- Written task
Please transcribe the listing below in full and word for word, without its pictures.

— START OF Available data —

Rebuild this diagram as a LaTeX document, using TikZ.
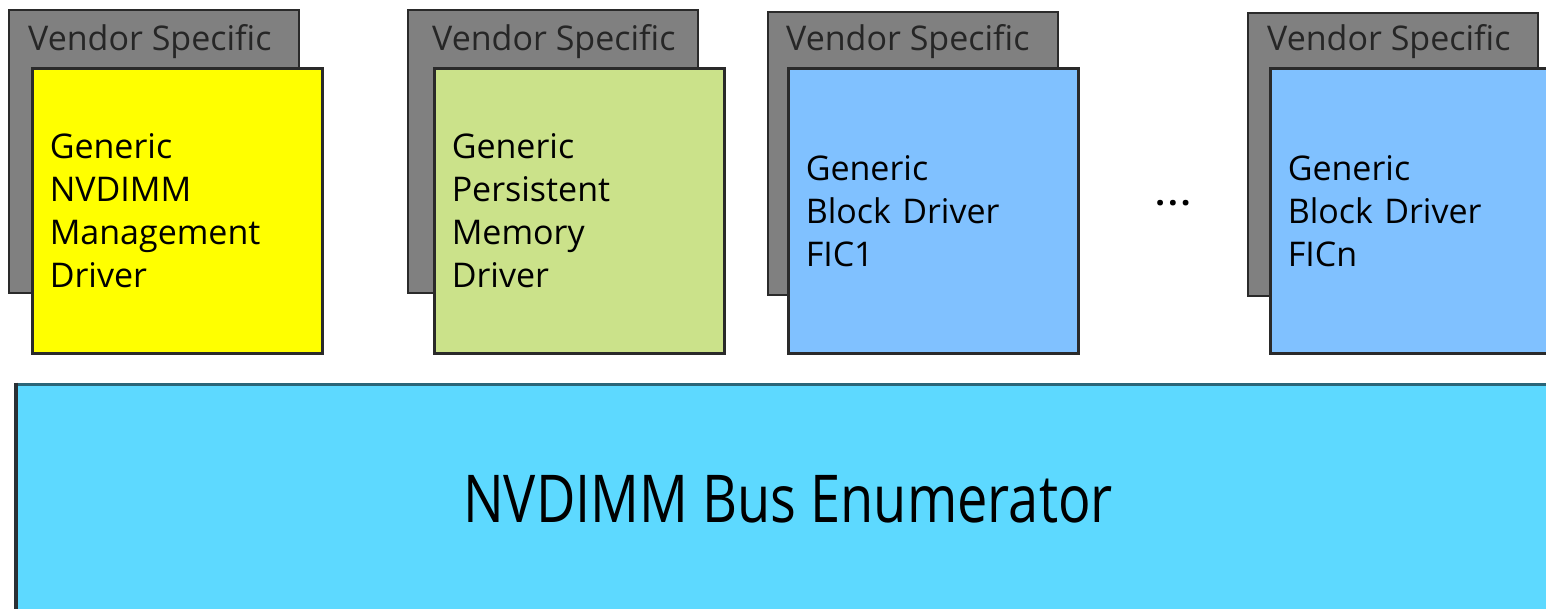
\documentclass[tikz,border=0pt]{standalone}
\usepackage{fontspec}
\setmainfont{Open Sans}
\newfontfamily\busfont[FakeStretch=0.82]{Open Sans}
\definecolor{vsgray}{HTML}{808080}
\definecolor{edge}{HTML}{2A2A2A}
\definecolor{mgmtyellow}{HTML}{FFFF00}
\definecolor{pmgreen}{HTML}{CBE28A}
\definecolor{blkblue}{HTML}{80C1FF}
\definecolor{busblue}{HTML}{5DD9FF}
\definecolor{bustop}{HTML}{2A6578}
\definecolor{busleft}{HTML}{2A3035}
\tikzset{
  vendorbox/.style={draw=edge, fill=vsgray, line width=2pt, minimum width=290pt, minimum height=283pt, anchor=north west, inner sep=0pt},
  drvbox/.style={draw=edge, line width=2.5pt, minimum width=290pt, minimum height=285pt, anchor=north west, inner xsep=17.5pt, inner ysep=0pt, text width=255pt, align=left, font=\fontsize{34}{43}\selectfont, text=black},
  vendortext/.style={anchor=base west, inner sep=0pt, font=\fontsize{34}{43}\selectfont, text=black!85},
}
\begin{document}
\begin{tikzpicture}[x=1pt,y=-1pt]
\clip (0,0) rectangle (1546,608);
\fill[white] (0,0) rectangle (1546,608);
% column 1
\node[vendorbox] (g1) at (8,9) {};
\node[vendortext] (t1) at (28,50) {Vendor Specific};
\node[drvbox, fill=mgmtyellow] (c1) at (31,67) {Generic\\NVDIMM\\Management\\Driver};
% column 2
\node[vendorbox] (g2) at (407,9) {};
\node[vendortext] (t2) at (432,50) {Vendor Specific};
\node[drvbox, fill=pmgreen] (c2) at (433,67) {Generic\\Persistent\\Memory\\Driver};
% column 3
\node[vendorbox] (g3) at (767,11) {};
\node[vendortext] (t3) at (786,50) {Vendor Specific};
\node[drvbox, fill=blkblue] (c3) at (787,67) {Generic\\Block Driver\\FIC1};
% dots
\node[anchor=base, inner sep=0pt, font=\bfseries\fontsize{34}{43}\selectfont] (dots) at (1173,205) {.\hspace{3pt}.\hspace{3pt}.};
% column 4
\node[vendorbox] (g4) at (1247,12) {};
\node[vendortext] (t4) at (1267,50) {Vendor Specific};
\node[drvbox, fill=blkblue] (c4) at (1269,67) {Generic\\Block Driver\\FICn};
% bus
\node[fill=busblue, minimum width=1560pt, minimum height=260pt, anchor=north west, inner sep=0pt] (bus) at (16,384) {};
\draw[line width=3pt, bustop] (bus.north west) -- (bus.north east);
\draw[line width=4pt, busleft] ([yshift=1.5pt]bus.north west) -- (bus.south west);
\node[anchor=base, inner sep=0pt, font=\busfont\fontsize{66}{66}\selectfont, text=black] (bustext) at (788,522) {NVDIMM Bus Enumerator};
\end{tikzpicture}
\end{document}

— END OF Available data —

- Result of the task
Rebuild this diagram as a LaTeX document, using TikZ.
\documentclass[tikz,border=0pt]{standalone}
\usepackage{fontspec}
\setmainfont{Open Sans}
\newfontfamily\busfont[FakeStretch=0.82]{Open Sans}
\definecolor{vsgray}{HTML}{808080}
\definecolor{edge}{HTML}{2A2A2A}
\definecolor{mgmtyellow}{HTML}{FFFF00}
\definecolor{pmgreen}{HTML}{CBE28A}
\definecolor{blkblue}{HTML}{80C1FF}
\definecolor{busblue}{HTML}{5DD9FF}
\definecolor{bustop}{HTML}{2A6578}
\definecolor{busleft}{HTML}{2A3035}
\tikzset{
  vendorbox/.style={draw=edge, fill=vsgray, line width=2pt, minimum width=290pt, minimum height=283pt, anchor=north west, inner sep=0pt},
  drvbox/.style={draw=edge, line width=2.5pt, minimum width=290pt, minimum height=285pt, anchor=north west, inner xsep=17.5pt, inner ysep=0pt, text width=255pt, align=left, font=\fontsize{34}{43}\selectfont, text=black},
  vendortext/.style={anchor=base west, inner sep=0pt, font=\fontsize{34}{43}\selectfont, text=black!85},
}
\begin{document}
\begin{tikzpicture}[x=1pt,y=-1pt]
\clip (0,0) rectangle (1546,608);
\fill[white] (0,0) rectangle (1546,608);
% column 1
\node[vendorbox] (g1) at (8,9) {};
\node[vendortext] (t1) at (28,50) {Vendor Specific};
\node[drvbox, fill=mgmtyellow] (c1) at (31,67) {Generic\\NVDIMM\\Management\\Driver};
% column 2
\node[vendorbox] (g2) at (407,9) {};
\node[vendortext] (t2) at (432,50) {Vendor Specific};
\node[drvbox, fill=pmgreen] (c2) at (433,67) {Generic\\Persistent\\Memory\\Driver};
% column 3
\node[vendorbox] (g3) at (767,11) {};
\node[vendortext] (t3) at (786,50) {Vendor Specific};
\node[drvbox, fill=blkblue] (c3) at (787,67) {Generic\\Block Driver\\FIC1};
% dots
\node[anchor=base, inner sep=0pt, font=\bfseries\fontsize{34}{43}\selectfont] (dots) at (1173,205) {.\hspace{3pt}.\hspace{3pt}.};
% column 4
\node[vendorbox] (g4) at (1247,12) {};
\node[vendortext] (t4) at (1267,50) {Vendor Specific};
\node[drvbox, fill=blkblue] (c4) at (1269,67) {Generic\\Block Driver\\FICn};
% bus
\node[fill=busblue, minimum width=1560pt, minimum height=260pt, anchor=north west, inner sep=0pt] (bus) at (16,384) {};
\draw[line width=3pt, bustop] (bus.north west) -- (bus.north east);
\draw[line width=4pt, busleft] ([yshift=1.5pt]bus.north west) -- (bus.south west);
\node[anchor=base, inner sep=0pt, font=\busfont\fontsize{66}{66}\selectfont, text=black] (bustext) at (788,522) {NVDIMM Bus Enumerator};
\end{tikzpicture}
\end{document}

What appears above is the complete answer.